Hybrid heterogeneous prognosis of drill-bit lives through model-based spindle power analysis and direct tool inspection

Abstract: In the context of Industry 5.0, manufacturing systems are driven by human-centered production processes, assigning high-level supervisory tasks to operators. This necessitates that machines can perform low-level decision-making actions. This paper presents a novel hybrid heterogeneous prognosis algorithm designed to autonomously inspect the cutting edges of drill-bits and to forecast their Remaining Useful Life along with the associated probability density function. The algorithm leverages specific force coefficients from spindle power and feed axis current measurements, as features correlated with tool wear, to detect tool brittle failures. Additionally, flank wear is automatically measured through a specifically conceived image processing algorithm, using thresholding, convolutional filters, and edge detection techniques. Direct tool wear measurements are analyzed by a hybrid prognosis algorithm, fusing particle filter and multi-layer perceptron, to predict drill-bits’ remaining useful lives. The proposed solution offers several advantages.
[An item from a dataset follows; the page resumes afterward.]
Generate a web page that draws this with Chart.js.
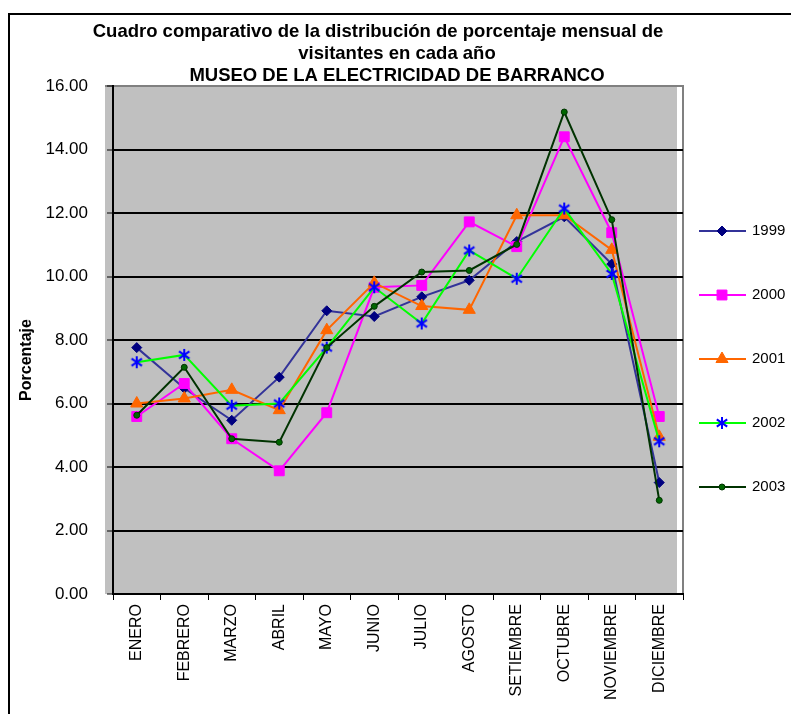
<!DOCTYPE html>
<html>
<head>
<meta charset="utf-8">
<script src="https://cdn.jsdelivr.net/npm/chart.js@4/dist/chart.umd.min.js"></script>
<style>
  html, body { margin: 0; padding: 0; background: #fff; }
  #wrap { width: 791px; height: 714px; position: relative; }
</style>
</head>
<body>
<div id="wrap"><canvas id="chart"></canvas></div>
<script>
// data
const months = ["ENERO", "FEBRERO", "MARZO", "ABRIL", "MAYO", "JUNIO", "JULIO", "AGOSTO", "SETIEMBRE", "OCTUBRE", "NOVIEMBRE", "DICIEMBRE"];
const years = ["1999", "2000", "2001", "2002", "2003"];
const v1999 = [7.76, 6.48, 5.47, 6.83, 8.92, 8.74, 9.36, 9.88, 11.10, 11.88, 10.39, 3.51];
const v2000 = [5.59, 6.63, 4.89, 3.88, 5.71, 9.66, 9.72, 11.72, 10.94, 14.40, 11.38, 5.59];
const v2001 = [6.00, 6.16, 6.43, 5.79, 8.31, 9.80, 9.07, 8.95, 11.93, 11.93, 10.84, 4.95];
const v2002 = [7.30, 7.53, 5.93, 6.00, 7.76, 9.66, 8.52, 10.82, 9.93, 12.14, 10.08, 4.81];
const v2003 = [5.63, 7.14, 4.89, 4.78, 7.76, 9.06, 10.14, 10.19, 11.01, 15.18, 11.79, 2.95];
const yTicks = [0, 2, 4, 6, 8, 10, 12, 14, 16];
const titleLines = [
  "Cuadro comparativo de la distribución de porcentaje mensual de",
  "visitantes en cada año",
  "MUSEO DE LA ELECTRICIDAD DE BARRANCO",
];
const yTitle = "Porcentaje";

const FONT = "Arial, 'Liberation Sans', sans-serif";

// excel-like asterisk marker: an X with a vertical stroke
function asterisk(color, size) {
  const c = document.createElement("canvas");
  c.width = size;
  c.height = size;
  const g = c.getContext("2d");
  const m = size / 2;
  const r = size / 2 - 1;
  g.strokeStyle = color;
  g.lineWidth = 2;
  g.beginPath();
  g.moveTo(m, m - r);
  g.lineTo(m, m + r);
  g.moveTo(m - r * 0.87, m - r * 0.6);
  g.lineTo(m + r * 0.87, m + r * 0.6);
  g.moveTo(m - r * 0.87, m + r * 0.6);
  g.lineTo(m + r * 0.87, m - r * 0.6);
  g.stroke();
  return c;
}

const styles = [
  { line: "#333399", fill: "#000080", stroke: "#000080", shape: "rectRot", r: 5 },
  { line: "#FF00FF", fill: "#FF00FF", stroke: "#FF00FF", shape: "rect", r: 7 },
  { line: "#FF6600", fill: "#FF6600", stroke: "#FF6600", shape: "triangle", r: 7 },
  { line: "#00FF00", fill: "#0000FF", stroke: "#0000FF", shape: asterisk("#0000FF", 14), r: 7 },
  { line: "#003300", fill: "#006600", stroke: "#003300", shape: "circle", r: 3 },
];
const series = [v1999, v2000, v2001, v2002, v2003];

const datasets = years.map((y, i) => ({
  label: y,
  data: series[i],
  borderColor: styles[i].line,
  borderWidth: 2,
  pointStyle: styles[i].shape,
  pointRadius: styles[i].r,
  pointHoverRadius: styles[i].r,
  pointBackgroundColor: styles[i].fill,
  pointBorderColor: styles[i].stroke,
  pointBorderWidth: 1,
  tension: 0,
  fill: false,
  order: years.length - 1 - i,
}));

// background, frame, titles and legend
const decor = {
  id: "decor",
  beforeDraw(chart) {
    const { ctx, chartArea: a } = chart;
    ctx.save();
    ctx.fillStyle = "#C0C0C0";
    ctx.fillRect(105, a.top, 677 - 105, a.bottom - a.top);
    ctx.strokeStyle = "#808080";
    ctx.lineWidth = 2;
    ctx.beginPath();
    ctx.moveTo(105, a.top);
    ctx.lineTo(a.right + 1, a.top);
    ctx.moveTo(a.right, a.top);
    ctx.lineTo(a.right, a.bottom);
    ctx.stroke();
    ctx.restore();
  },
  afterDraw(chart) {
    const { ctx } = chart;
    ctx.save();
    // outer frame (runs off the right and bottom)
    ctx.strokeStyle = "#000";
    ctx.lineWidth = 2;
    ctx.strokeRect(9, 14, 900, 900);

    ctx.fillStyle = "#000";
    ctx.font = `bold 18.5px ${FONT}`;
    ctx.textAlign = "center";
    ctx.textBaseline = "alphabetic";
    ctx.fillText(titleLines[0], 378, 37);
    ctx.fillText(titleLines[1], 397, 59);
    ctx.fillText(titleLines[2], 397, 81);

    ctx.save();
    ctx.translate(27, 360);
    ctx.rotate(-Math.PI / 2);
    ctx.font = `bold 16px ${FONT}`;
    ctx.textBaseline = "middle";
    ctx.fillText(yTitle, 0, 0);
    ctx.restore();

    // legend
    chart.data.datasets.forEach((ds, i) => {
      const y = 231 + i * 64;
      ctx.strokeStyle = ds.borderColor;
      ctx.lineWidth = 2;
      ctx.beginPath();
      ctx.moveTo(699, y);
      ctx.lineTo(746, y);
      ctx.stroke();
      ctx.fillStyle = ds.pointBackgroundColor;
      ctx.strokeStyle = ds.pointBorderColor;
      ctx.lineWidth = ds.pointBorderWidth;
      Chart.helpers.drawPoint(ctx, { pointStyle: ds.pointStyle, radius: ds.pointRadius, rotation: 0, borderWidth: ds.pointBorderWidth }, 722, y);
      ctx.fillStyle = "#000";
      ctx.font = `15px ${FONT}`;
      ctx.textAlign = "left";
      ctx.textBaseline = "middle";
      ctx.fillText(ds.label, 752, y);
    });
    ctx.restore();
  },
};

new Chart(document.getElementById("chart"), {
  type: "line",
  data: { labels: months, datasets },
  options: {
    responsive: true,
    maintainAspectRatio: false,
    animation: false,
    events: [],
    layout: { padding: { left: 0, top: 86, right: 108, bottom: 0 } },
    plugins: { legend: { display: false }, title: { display: false }, tooltip: { enabled: false } },
    scales: {
      x: {
        type: "category",
        offset: true,
        afterFit: (s) => { s.height = 120; },
        grid: { drawOnChartArea: false, drawTicks: true, tickLength: 6, tickColor: "#000", tickWidth: 1, offset: true },
        border: { display: true, color: "#000", width: 2 },
        ticks: { color: "#000", font: { family: FONT, size: 16 }, minRotation: 90, maxRotation: 90, padding: 4, autoSkip: false },
      },
      y: {
        min: 0,
        max: 16,
        afterBuildTicks: (s) => { s.ticks = yTicks.map((v) => ({ value: v })); },
        afterFit: (s) => { s.width = 113; },
        grid: {
          color: (c) => (c.tick && c.tick.value === 16 ? "rgba(0,0,0,0)" : "#000"),
          lineWidth: 2,
          tickLength: 6,
          tickColor: "#000",
          tickWidth: 1,
        },
        border: { display: true, color: "#000", width: 2 },
        ticks: { color: "#000", font: { family: FONT, size: 17 }, padding: 19, callback: (v) => Number(v).toFixed(2) },
      },
    },
  },
  plugins: [decor],
});
</script>
</body>
</html>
It reduces the need for extensive experimental run-to-failure tests typically required for training standard machine learning algorithms. Instead, it allows for real-time adaptation, even in scenarios involving untested and varying cutting process conditions. Furthermore, it utilizes both indirect wear observations during cutting operations and direct wear observations during setup times (e.g. tool changes, workpiece changes), without interrupting the ongoing process. Exponent of Kronenberg’s models for specific force coefficients was found to be sensitive to tool wear. Prognosis could correctly predict the 67% of end-of-lives with an average prognosis horizon of 30%.